American biophysicist (1917-1993)

Lorin John Mullins (September 23, 1917-April 14, 1993) was an American biophysicist who researched the movement of ions across the cell membrane. He served as the editor of the Annual Review of Biophysics and Bioengineering for ten years.

== Early life and education ==
Lorin John Mullins was born on September 23, 1917, in San Francisco, California. He attended the University of California, Berkeley for a bachelor's degree in 1937 and a PhD in physical chemistry. His PhD advisor was zoologist Sumner Cushing Brooks; he researched how the unicellular algae Nitella transported ions.

== Career ==
From 1940 to 1943, he was employed under Wallace O. Fenn at the University of Rochester; they researched the permeability of red blood cells to potassium and sodium ions. He was then part of the United States Army during World War II, spending time in the US training pilots in the operation of Boeing B-17 Flying Fortresses, though also flying some combat missions in Europe. He also researched the effect of high altitudes on pilots. Following the war, he had a series of brief jobs and research fellowships in Europe, Johns Hopkins University, with George de Hevesy at the Niels Bohr Institute in Copenhagen, and the Stazione Zoologica Anton Dohrn in Naples.
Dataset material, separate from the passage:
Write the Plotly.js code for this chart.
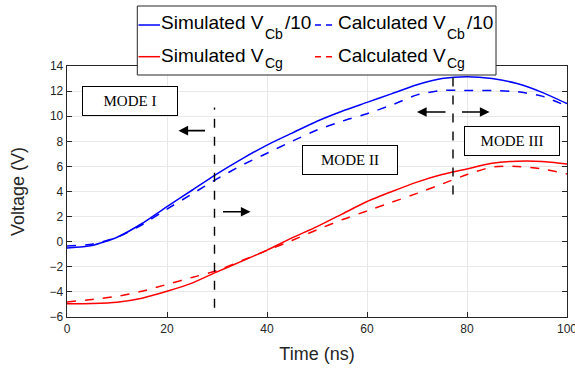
<!DOCTYPE html>
<html><head><meta charset="utf-8">
<script src="https://cdn.plot.ly/plotly-3.0.1.min.js"></script>
<style>html,body{margin:0;padding:0;background:#fff}#chart{width:575px;height:369px}</style>
</head><body><div id="chart"></div>
<script>
const time = [0,5,10,15,20,25,30,35,40,45,50,55,60,65,70,75,80,85,90,95,100];
const simVcb10 = [-0.5,-0.3,0.35,1.45,2.8,4.1,5.4,6.6,7.7,8.65,9.6,10.4,11.1,11.8,12.5,13.0,13.15,13.0,12.6,11.9,11.0];
const calcVcb10 = [-0.35,-0.2,0.35,1.35,2.6,3.8,5.0,6.1,7.05,8.0,8.9,9.6,10.2,10.9,11.7,12.05,12.05,12.05,11.95,11.6,10.8];
const simVcg = [-4.95,-4.92,-4.82,-4.5,-3.95,-3.3,-2.4,-1.55,-0.67,0.3,1.2,2.2,3.2,4.0,4.75,5.35,5.8,6.25,6.42,6.4,6.2];
const calcVcg = [-4.8,-4.6,-4.35,-3.95,-3.4,-2.85,-2.3,-1.5,-0.7,0.1,0.95,1.75,2.45,3.15,3.85,4.6,5.35,5.95,6.0,5.8,5.4];
const seriesMain = ['Simulated V','Calculated V','Simulated V','Calculated V'];
const seriesSub = ['Cb','Cb','Cg','Cg'];
const seriesSuffix = ['/10','/10','',''];
const modeBoundaries = [29.5, 77.2];
const modeLabels = ['MODE I','MODE II','MODE III'];
const xTicks = [0,20,40,60,80,100];
const yTicks = [-6,-4,-2,0,2,4,6,8,10,12,14];

const W = 575, H = 369, M = {l: 67, r: 8, t: 66, b: 52};
const PW = W - M.l - M.r, PH = H - M.t - M.b;
const px2x = px => (px - M.l) / PW;           // pixel -> paper x
const py2y = py => (H - M.b - py) / PH;       // pixel -> paper y

const colors = ['#0000ff','#0000ff','#ff0000','#ff0000'];
const dashes = ['solid','dash','solid','dash'];
const series = [simVcb10, calcVcb10, simVcg, calcVcg];
const traces = series.map((y, i) => ({x: time, y: y, type: 'scatter', mode: 'lines', showlegend: false,
  name: seriesMain[i] + seriesSub[i] + seriesSuffix[i],
  line: {color: colors[i], width: 1.5, dash: dashes[i], shape: 'spline', smoothing: 0.6}}));

const axisCommon = {showline: true, linecolor: '#262626', linewidth: 1.3, mirror: 'ticks',
  ticks: 'inside', ticklen: 5, tickcolor: '#262626', showgrid: true, gridcolor: '#e8e8e8',
  zeroline: false, ticklabeloverflow: 'allow',
  tickfont: {family: 'Liberation Sans, Arial', size: 12, color: '#262626'}};

const boxStyle = {showarrow: false, bordercolor: '#000', borderwidth: 1, bgcolor: '#fff',
  font: {family: 'Liberation Serif, Times New Roman', size: 15, color: '#000'}, width: 94, height: 28, borderpad: 0};
const arrowStyle = {showarrow: true, arrowhead: 2, arrowsize: 1.2, arrowwidth: 1.6, arrowcolor: '#000',
  axref: 'x', ayref: 'y', text: ''};

// custom legend (MATLAB style, two columns)
const legFont = {family: 'Liberation Sans, Arial', size: 19, color: '#000'};
const subFont = {family: 'Liberation Sans, Arial', size: 14, color: '#000'};
const colX = [{line: [138.5, 160], main: 160, sub: 263.5, suf: 284}, {line: [315, 332], main: 336.5, sub: 445.5, suf: 466}];
const rowY = [{line: 25, main: 22.3, sub: 33.6}, {line: 56.7, main: 55.5, sub: 63.3}];
const legendShapes = [{type: 'rect', xref: 'paper', yref: 'paper', layer: 'above',
  x0: px2x(137.3), x1: px2x(496), y0: py2y(75), y1: py2y(6),
  fillcolor: '#fff', line: {color: '#262626', width: 1}}];
const legendAnns = [];
series.forEach((s, i) => {
  const c = colX[i % 2], r = rowY[Math.floor(i / 2)];
  legendShapes.push({type: 'line', xref: 'paper', yref: 'paper', layer: 'above',
    x0: px2x(c.line[0]), x1: px2x(c.line[1]), y0: py2y(r.line), y1: py2y(r.line),
    line: {color: colors[i], width: 1.5, dash: dashes[i] === 'dash' ? '6px,5px' : 'solid'}});
  legendAnns.push({xref: 'paper', yref: 'paper', x: px2x(c.main), y: py2y(r.main), xanchor: 'left', yanchor: 'middle',
    text: seriesMain[i], showarrow: false, font: legFont, borderpad: 0});
  legendAnns.push({xref: 'paper', yref: 'paper', x: px2x(c.sub), y: py2y(r.sub), xanchor: 'left', yanchor: 'middle',
    text: seriesSub[i], showarrow: false, font: subFont, borderpad: 0});
  if (seriesSuffix[i]) legendAnns.push({xref: 'paper', yref: 'paper', x: px2x(c.suf), y: py2y(r.main), xanchor: 'left', yanchor: 'middle',
    text: seriesSuffix[i], showarrow: false, font: legFont, borderpad: 0});
});

const layout = {
  width: W, height: H, margin: M,
  paper_bgcolor: '#fff', plot_bgcolor: '#fff',
  showlegend: false,
  xaxis: Object.assign({}, axisCommon, {range: [0, 100], tickvals: xTicks,
    title: {text: 'Time (ns)', font: {family: 'Liberation Sans, Arial', size: 18, color: '#262626'}, standoff: 12}}),
  yaxis: Object.assign({}, axisCommon, {range: [-6, 14], tickvals: yTicks,
    title: {text: 'Voltage (V)', font: {family: 'Liberation Sans, Arial', size: 18, color: '#262626'}, standoff: 20}}),
  shapes: modeBoundaries.map((b, i) => ({type: 'line', xref: 'x', yref: 'y', x0: b, x1: b,
    y0: i === 0 ? -5.26 : 3.77, y1: i === 0 ? 10.69 : 14, layer: 'above',
    line: {color: '#000', width: 1.4, dash: 'dash'}})).concat(legendShapes),
  annotations: [
    Object.assign({}, boxStyle, {x: 12.5, y: 11.2, text: modeLabels[0]}),
    Object.assign({}, boxStyle, {x: 56.6, y: 6.48, text: modeLabels[1]}),
    Object.assign({}, boxStyle, {x: 89.0, y: 8.0, text: modeLabels[2]}),
    Object.assign({}, arrowStyle, {x: 22.3, y: 8.85, ax: 27.9, ay: 8.85}),
    Object.assign({}, arrowStyle, {x: 36.7, y: 2.39, ax: 30.9, ay: 2.39}),
    Object.assign({}, arrowStyle, {x: 70.0, y: 10.34, ax: 76.0, ay: 10.34}),
    Object.assign({}, arrowStyle, {x: 84.5, y: 10.34, ax: 78.7, ay: 10.34})
  ].concat(legendAnns)
};
Plotly.newPlot('chart', traces, layout, {displayModeBar: false, staticPlot: true});
</script></body></html>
He joined the faculty of Purdue University in 1950. A majority of his research focused on the movement of ions across the cell membrane. In 1959 he joined the University of Maryland as chair of its biophysics department.

He joined the Bermuda Institute of Ocean Sciences in 1951 and the Marine Biological Laboratory in 1956, where he worked until 1977. He was on the board of the National Institute of Neurological Disorders and Stroke, part of the National Institutes of Health, from 1969 to 1973. From 1973-1983 he was the editor of the Annual Review of Biophysics and Bioengineering. He retired from the University of Maryland School of Medicine in 1988, at which point he became a professor emeritus.

== Personal life and death ==
He was married to Rowena ; the couple had two children together.
He died on April 14, 1993, from cancer at the age of 76 in Chestertown, Maryland.